Here [in circles] is the heart of the trilogy, and in its instrumentation (five strings, trumpet, clarinet and bass clarinet, percussion and soprano) it is the most fragile and intimate section. The role of the soundtrack has been reduced to the most basic and spontaneous form possible. The soprano operates a cassette recorder on which she records herself and the ensemble in real time; she rewinds, fast-forwards and plays back, illuminating the cyclical hopelessness of the music on a small scale. It is worth noting that Van der Aa is the author of the texts sung by the ‘dramatis persona’ (the soprano) for Here [in circles] and Here [to be found]. An existing text would never be able to reflect the musical progress as organically as words the composer writes himself. And that very organic indivisibility of drama (text) and structure (music) is characteristic of Michel van der Aa’s compositional style, one that avoids ‘imposed emotionality’ at all costs.

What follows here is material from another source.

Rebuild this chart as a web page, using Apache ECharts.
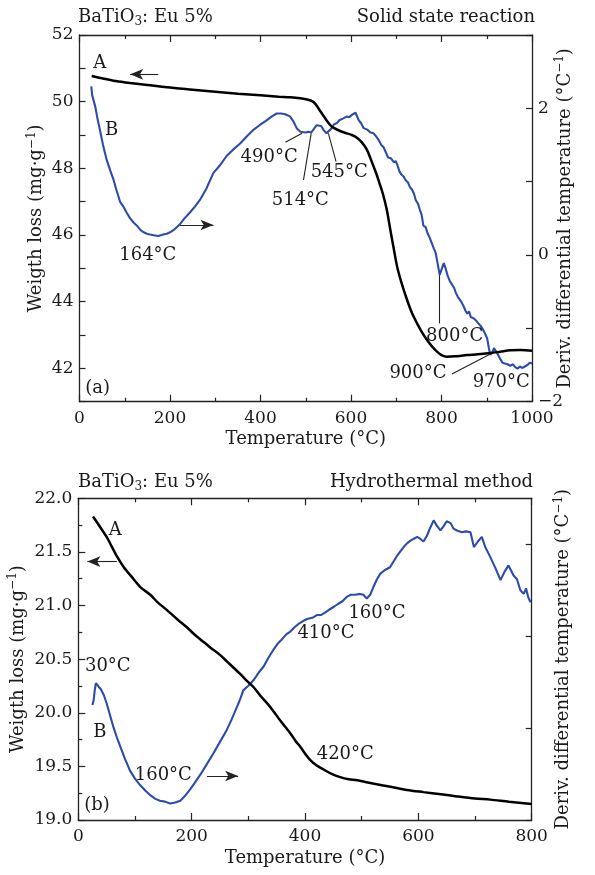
<!DOCTYPE html>
<html><head><meta charset="utf-8">
<script src="https://cdn.jsdelivr.net/npm/echarts@6/dist/echarts.min.js"></script>
<style>html,body{margin:0;padding:0;background:#fff}#c{width:595px;height:875px}</style>
</head><body><div id="c"></div>
<script>
// ---------- data ----------
const topWeight = [[27,50.77],[50,50.70],[80,50.62],[112,50.56],[150,50.50],[193,50.43],[250,50.36],[300,50.30],[350,50.24],[400,50.19],[440,50.15],[466,50.13],[488,50.10],[505,50.06],[515,50.01],[522,49.92],[530,49.76],[540,49.56],[547,49.42],[554,49.30],[561,49.22],[576,49.12],[591,49.05],[602,49.00],[613,48.92],[624,48.78],[635,48.56],[643,48.30],[650,48.05],[657,47.80],[663,47.55],[669,47.30],[675,47.00],[680,46.70],[687,46.15],[695,45.55],[702,45.05],[712,44.55],[724,44.05],[735,43.65],[746,43.35],[757,43.08],[768,42.85],[779,42.66],[790,42.50],[800,42.40],[812,42.35],[830,42.36],[857,42.40],[880,42.42],[908,42.46],[930,42.50],[952,42.54],[975,42.55],[1000,42.53]];
const topDeriv = [[26,2.30],[28,2.18],[30,2.20],[35,2.02],[40,1.85],[45,1.71],[52,1.50],[60,1.30],[68,1.15],[75,1.03],[82,0.88],[90,0.72],[97,0.66],[104,0.58],[112,0.50],[120,0.44],[127,0.40],[135,0.34],[142,0.31],[149,0.29],[156,0.28],[164,0.27],[174,0.26],[185,0.28],[193,0.29],[200,0.31],[210,0.35],[222,0.42],[232,0.50],[244,0.58],[255,0.66],[267,0.76],[280,0.90],[296,1.12],[310,1.22],[325,1.35],[340,1.44],[355,1.52],[370,1.62],[385,1.71],[400,1.78],[412,1.83],[425,1.89],[436,1.93],[445,1.93],[455,1.92],[465,1.89],[472,1.83],[480,1.73],[488,1.68],[492,1.66],[500,1.67],[506,1.68],[512,1.67],[518,1.72],[524,1.77],[528,1.79],[534,1.76],[540,1.70],[546,1.66],[550,1.67],[556,1.72],[562,1.78],[569,1.80],[575,1.84],[582,1.86],[591,1.89],[596,1.88],[602,1.91],[606,1.90],[610,1.94],[614,1.93],[617,1.84],[622,1.80],[628,1.73],[636,1.71],[643,1.67],[650,1.66],[655,1.62],[661,1.57],[667,1.50],[672,1.47],[677,1.40],[682,1.33],[688,1.32],[694,1.27],[699,1.28],[703,1.22],[707,1.14],[711,1.10],[716,1.07],[721,1.02],[726,0.99],[730,0.93],[735,0.89],[739,0.84],[743,0.75],[748,0.70],[752,0.62],[756,0.55],[760,0.40],[765,0.38],[769,0.30],[773,0.25],[778,0.17],[783,0.09],[787,0.03],[791,-0.10],[796,-0.27],[800,-0.20],[805,-0.11],[809,-0.18],[813,-0.27],[818,-0.35],[823,-0.40],[828,-0.45],[832,-0.52],[836,-0.57],[840,-0.55],[844,-0.64],[849,-0.70],[853,-0.76],[857,-0.80],[861,-0.77],[865,-0.85],[870,-0.86],[876,-0.89],[881,-0.93],[887,-0.97],[892,-1.02],[897,-1.08],[901,-1.14],[905,-1.28],[908,-1.36],[912,-1.33],[916,-1.27],[920,-1.28],[925,-1.36],[930,-1.42],[935,-1.47],[940,-1.48],[946,-1.49],[952,-1.51],[958,-1.49],[963,-1.53],[968,-1.55],[973,-1.52],[978,-1.54],[984,-1.52],[990,-1.50],[995,-1.47],[1000,-1.48]];
const botWeight = [[26,21.83],[35,21.76],[50,21.64],[60,21.54],[68,21.46],[80,21.36],[97,21.25],[110,21.17],[127,21.10],[140,21.03],[156,20.96],[175,20.87],[191,20.80],[205,20.73],[221,20.66],[235,20.60],[250,20.54],[262,20.48],[274,20.42],[286,20.36],[297,20.30],[309,20.24],[321,20.16],[333,20.09],[345,20.01],[356,19.93],[365,19.87],[374,19.81],[383,19.74],[392,19.68],[400,19.62],[409,19.56],[420,19.51],[433,19.47],[447,19.43],[462,19.40],[477,19.38],[492,19.37],[520,19.34],[551,19.31],[580,19.28],[609,19.26],[640,19.24],[668,19.22],[700,19.20],[727,19.19],[760,19.17],[800,19.15]];
const botDeriv = [[25,1.25],[27,1.30],[29,1.41],[31,1.49],[32.5,1.51],[34,1.47],[36,1.45],[40,1.42],[45,1.36],[50,1.27],[56,1.14],[62,1.01],[68,0.90],[74,0.80],[82,0.67],[91,0.54],[100,0.45],[109,0.38],[118,0.32],[127,0.27],[136,0.23],[144,0.21],[153,0.20],[162,0.18],[171,0.19],[180,0.21],[188,0.26],[197,0.33],[206,0.41],[215,0.49],[226,0.60],[238,0.72],[250,0.85],[262,0.98],[271,1.10],[280,1.23],[286,1.32],[291,1.41],[300,1.46],[309,1.52],[318,1.60],[327,1.67],[335,1.76],[344,1.85],[352,1.92],[360,1.97],[367,2.02],[374,2.05],[382,2.10],[390,2.14],[398,2.17],[405,2.19],[413,2.20],[421,2.23],[428,2.23],[436,2.26],[443,2.29],[451,2.32],[458,2.35],[466,2.38],[474,2.43],[481,2.45],[489,2.45],[497,2.46],[503,2.45],[509,2.41],[515,2.45],[521,2.54],[527,2.62],[533,2.68],[541,2.72],[550,2.75],[556,2.81],[562,2.87],[568,2.92],[574,2.97],[580,3.01],[586,3.04],[592,3.06],[598,3.08],[603,3.06],[609,3.03],[615,3.09],[621,3.18],[627,3.26],[633,3.20],[639,3.15],[645,3.20],[650,3.25],[653,3.27],[657,3.23],[662,3.17],[668,3.15],[677,3.13],[684,3.14],[692,3.13],[698,2.97],[705,3.03],[712,3.08],[718,2.97],[727,2.86],[736,2.74],[745,2.61],[752,2.70],[759,2.77],[764,2.71],[768,2.66],[774,2.62],[780,2.50],[786,2.46],[790,2.52],[794,2.42],[798,2.37]];

const topLeftLabels = [42,44,46,48,50,52];
const topLeftTicks = [41,42,43,44,45,46,47,48,49,50,51,52];
const topRightLabels = [-2,0,2];
const topRightTicks = [-2,-1,0,1,2,3];
const botRightTicks = [0,1,2,3];

const topNotes = [[45,51.15,'A'],[71,49.15,'B'],[151,45.40,'164°C'],[419,48.34,'490°C'],[488,47.05,'514°C'],[574,47.89,'545°C'],[829,42.95,'800°C'],[748,41.85,'900°C'],[932,41.57,'970°C'],[40,41.41,'(a)']];
const topLeaders = [[[455,48.78],[492,49.05]],[[495,47.65],[512,49.05]],[[567,48.20],[550,49.05]],[[796,44.80],[796,43.35]],[[823,41.83],[908,42.43]]];
const topArrows = [[[174,50.82],[112,50.82]],[[222,46.30],[296,46.30]]];
const botNotes = [[65,21.70,'A'],[52,20.43,'30°C'],[38,19.82,'B'],[150,19.42,'160°C'],[437,20.74,'410°C'],[527,20.93,'160°C'],[471,19.61,'420°C'],[33,19.14,'(b)']];
const botLeaders = [];
const botArrows = [[[68,21.41],[16,21.41]],[[227,19.41],[282,19.41]]];

// ---------- styling ----------
const FONT = 'DejaVu Serif';
const TXT = '#1a1a1a';
const BLUE = '#2d4ca8';
const AX = '#222';
const TICK = 17, NAME = 18;

const nameRich = {
  a:{fontFamily:FONT,fontSize:NAME,color:TXT,lineHeight:22,fontWeight:'normal'},
  s:{fontFamily:FONT,fontSize:12,color:TXT,lineHeight:22,verticalAlign:'top',fontWeight:'normal'}
};
const titleRich = {
  a:{fontFamily:FONT,fontSize:NAME,color:TXT,lineHeight:22,fontWeight:'normal'},
  s:{fontFamily:FONT,fontSize:12,color:TXT,lineHeight:22,verticalAlign:'bottom',fontWeight:'normal'}
};
const axLine = {show:true,onZero:false,lineStyle:{color:AX,width:1.3}};
const lbl = (m)=>({fontFamily:FONT,fontSize:TICK,color:TXT,margin:m});

function xAx(grid,max,pos,name){
  const o = {type:'value',gridIndex:grid,min:0,max:max,interval:200,position:pos,
    axisLine:axLine,splitLine:{show:false},
    axisTick:{show:true,inside:true,length:7,lineStyle:{color:AX,width:1.2}},
    minorTick:{show:true,splitNumber:2,length:4,lineStyle:{color:AX,width:1.2}},
    axisLabel:pos==='bottom'?Object.assign(lbl(8),{formatter:v=>String(v)}):{show:false}};
  if(name){o.name=name;o.nameLocation='middle';o.nameGap=27;o.nameMoveOverlap=false;
    o.nameTextStyle={fontFamily:FONT,fontSize:NAME,color:TXT,lineHeight:22};}
  return o;
}
const mkNotes = (arr)=>arr.map(d=>({value:[d[0],d[1]],name:d[2]}));
const mkLines = (leaders,arrows)=>[
  ...leaders.map(l=>[{coord:l[0],symbol:'none'},{coord:l[1],symbol:'none'}]),
  ...arrows.map(l=>[{coord:l[0],symbol:'none'},{coord:l[1],symbol:'arrow',symbolSize:[8,13]}])
];
function notesSeries(xi,yi,notes,leaders,arrows){
  return {type:'scatter',xAxisIndex:xi,yAxisIndex:yi,data:mkNotes(notes),symbolSize:1,
    itemStyle:{color:'transparent',opacity:1},silent:true,z:5,
    label:{show:true,position:'inside',formatter:'{b}',fontFamily:FONT,fontSize:NAME,color:TXT,opacity:1,textBorderWidth:0},
    markLine:{silent:true,animation:false,symbol:['none','none'],label:{show:false},
      lineStyle:{color:'#222',width:1.1,type:'solid',opacity:1},emphasis:{disabled:true},
      data:mkLines(leaders,arrows)}};
}

const chart = echarts.init(document.getElementById('c'),null,{renderer:'canvas'});
chart.setOption({
  animation:false,
  backgroundColor:'#fff',
  title:[
    {text:'{a|BaTiO}{s|3}{a|: Eu 5%}',left:78,top:6,padding:0,textStyle:{fontWeight:'normal',rich:titleRich}},
    {text:'Solid state reaction',right:60,top:6,padding:0,textStyle:{fontFamily:FONT,fontSize:NAME,color:TXT,fontWeight:'normal',lineHeight:22}},
    {text:'{a|BaTiO}{s|3}{a|: Eu 5%}',left:78,top:471,padding:0,textStyle:{fontWeight:'normal',rich:titleRich}},
    {text:'Hydrothermal method',right:62,top:471,padding:0,textStyle:{fontFamily:FONT,fontSize:NAME,color:TXT,fontWeight:'normal',lineHeight:22}}
  ],
  grid:[
    {left:79.5,top:35,right:63,bottom:473.3,containLabel:false,outerBoundsMode:'none'},
    {left:78.3,top:498.3,right:63.3,bottom:55,containLabel:false,outerBoundsMode:'none'}
  ],
  xAxis:[
    xAx(0,1000,'bottom','Temperature (°C)'),
    xAx(0,1000,'top'),
    xAx(1,800,'bottom','Temperature (°C)'),
    xAx(1,800,'top')
  ],
  yAxis:[
    {type:'value',gridIndex:0,position:'left',min:41,max:52,interval:1,
      axisLine:axLine,splitLine:{show:false},
      axisTick:{show:true,inside:true,length:6,customValues:topLeftTicks,lineStyle:{color:AX,width:1.2}},
      axisLabel:Object.assign(lbl(6),{customValues:topLeftLabels}),
      name:'{a|Weigth loss (mg·g}{s|−1}{a|)}',nameLocation:'middle',nameRotate:90,nameGap:32,nameMoveOverlap:false,
      nameTextStyle:{rich:nameRich}},
    {type:'value',gridIndex:0,position:'right',min:-2,max:3,interval:1,
      axisLine:axLine,splitLine:{show:false},
      axisTick:{show:true,inside:true,length:6,customValues:topRightTicks,lineStyle:{color:AX,width:1.2}},
      axisLabel:Object.assign(lbl(6),{customValues:topRightLabels,formatter:v=>String(v).replace('-','−')}),
      name:'{a|Deriv. differential temperature (°C}{s|−1}{a|)}',nameLocation:'middle',nameRotate:90,nameGap:22,nameMoveOverlap:false,
      nameTextStyle:{rich:nameRich}},
    {type:'value',gridIndex:1,position:'left',min:19,max:22,interval:0.5,
      axisLine:axLine,splitLine:{show:false},
      axisTick:{show:true,inside:true,length:7,lineStyle:{color:AX,width:1.2}},
      minorTick:{show:true,splitNumber:2,length:4,lineStyle:{color:AX,width:1.2}},
      axisLabel:Object.assign(lbl(6),{formatter:v=>v.toFixed(1)}),
      name:'{a|Weigth loss (mg·g}{s|−1}{a|)}',nameLocation:'middle',nameRotate:90,nameGap:49,nameMoveOverlap:false,
      nameTextStyle:{rich:nameRich}},
    {type:'value',gridIndex:1,position:'right',min:0,max:3.5,interval:1,
      axisLine:axLine,splitLine:{show:false},axisLabel:{show:false},
      axisTick:{show:true,inside:true,length:6,customValues:botRightTicks,lineStyle:{color:AX,width:1.2}},
      name:'{a|Deriv. differential temperature (°C}{s|−1}{a|)}',nameLocation:'middle',nameRotate:90,nameGap:21,nameMoveOverlap:false,
      nameTextStyle:{rich:nameRich}}
  ],
  series:[
    {type:'line',xAxisIndex:0,yAxisIndex:0,data:topWeight,showSymbol:false,smooth:0.3,
      lineStyle:{color:'#000',width:2.5},z:3,silent:true},
    {type:'line',xAxisIndex:0,yAxisIndex:1,data:topDeriv,showSymbol:false,
      lineStyle:{color:BLUE,width:2.1},z:2,silent:true},
    {type:'line',xAxisIndex:2,yAxisIndex:2,data:botWeight,showSymbol:false,smooth:0.3,
      lineStyle:{color:'#000',width:2.5},z:3,silent:true},
    {type:'line',xAxisIndex:2,yAxisIndex:3,data:botDeriv,showSymbol:false,
      lineStyle:{color:BLUE,width:2.1},z:2,silent:true},
    notesSeries(0,0,topNotes,topLeaders,topArrows),
    notesSeries(2,2,botNotes,botLeaders,botArrows)
  ]
});
</script></body></html>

Both in Here [in circles] and Here [to be found], the soprano undergoes a certain development. In their content, Van der Aa’s texts are intentionally murky, strengthening the intended ambiance of disengaged derangement. Words are employed as figurative colouring of the sound, not as literal transmitters of a particular message. ‘Music has the potential to be unspecific,’ says the composer. ‘It can suggest an ambiance and still leave room for the listener’s own imagination. The more concrete the text, the less three-dimensional the music.’
In Here [in circles] the dramatic ‘ego’ attempts to break loose from the cyclical progression of the music. The contact between the extremely virtuosic, harried soprano, the live ensemble, the soundtracks and the incisive snip and click sounds (a percussionist flicking fake electric switches) are alternately alarming and internalized. The music only reaches a kind of repose at the end, where the soprano enters into an emotional, schizophrenic dialogue with the shadows of her own voice on tape.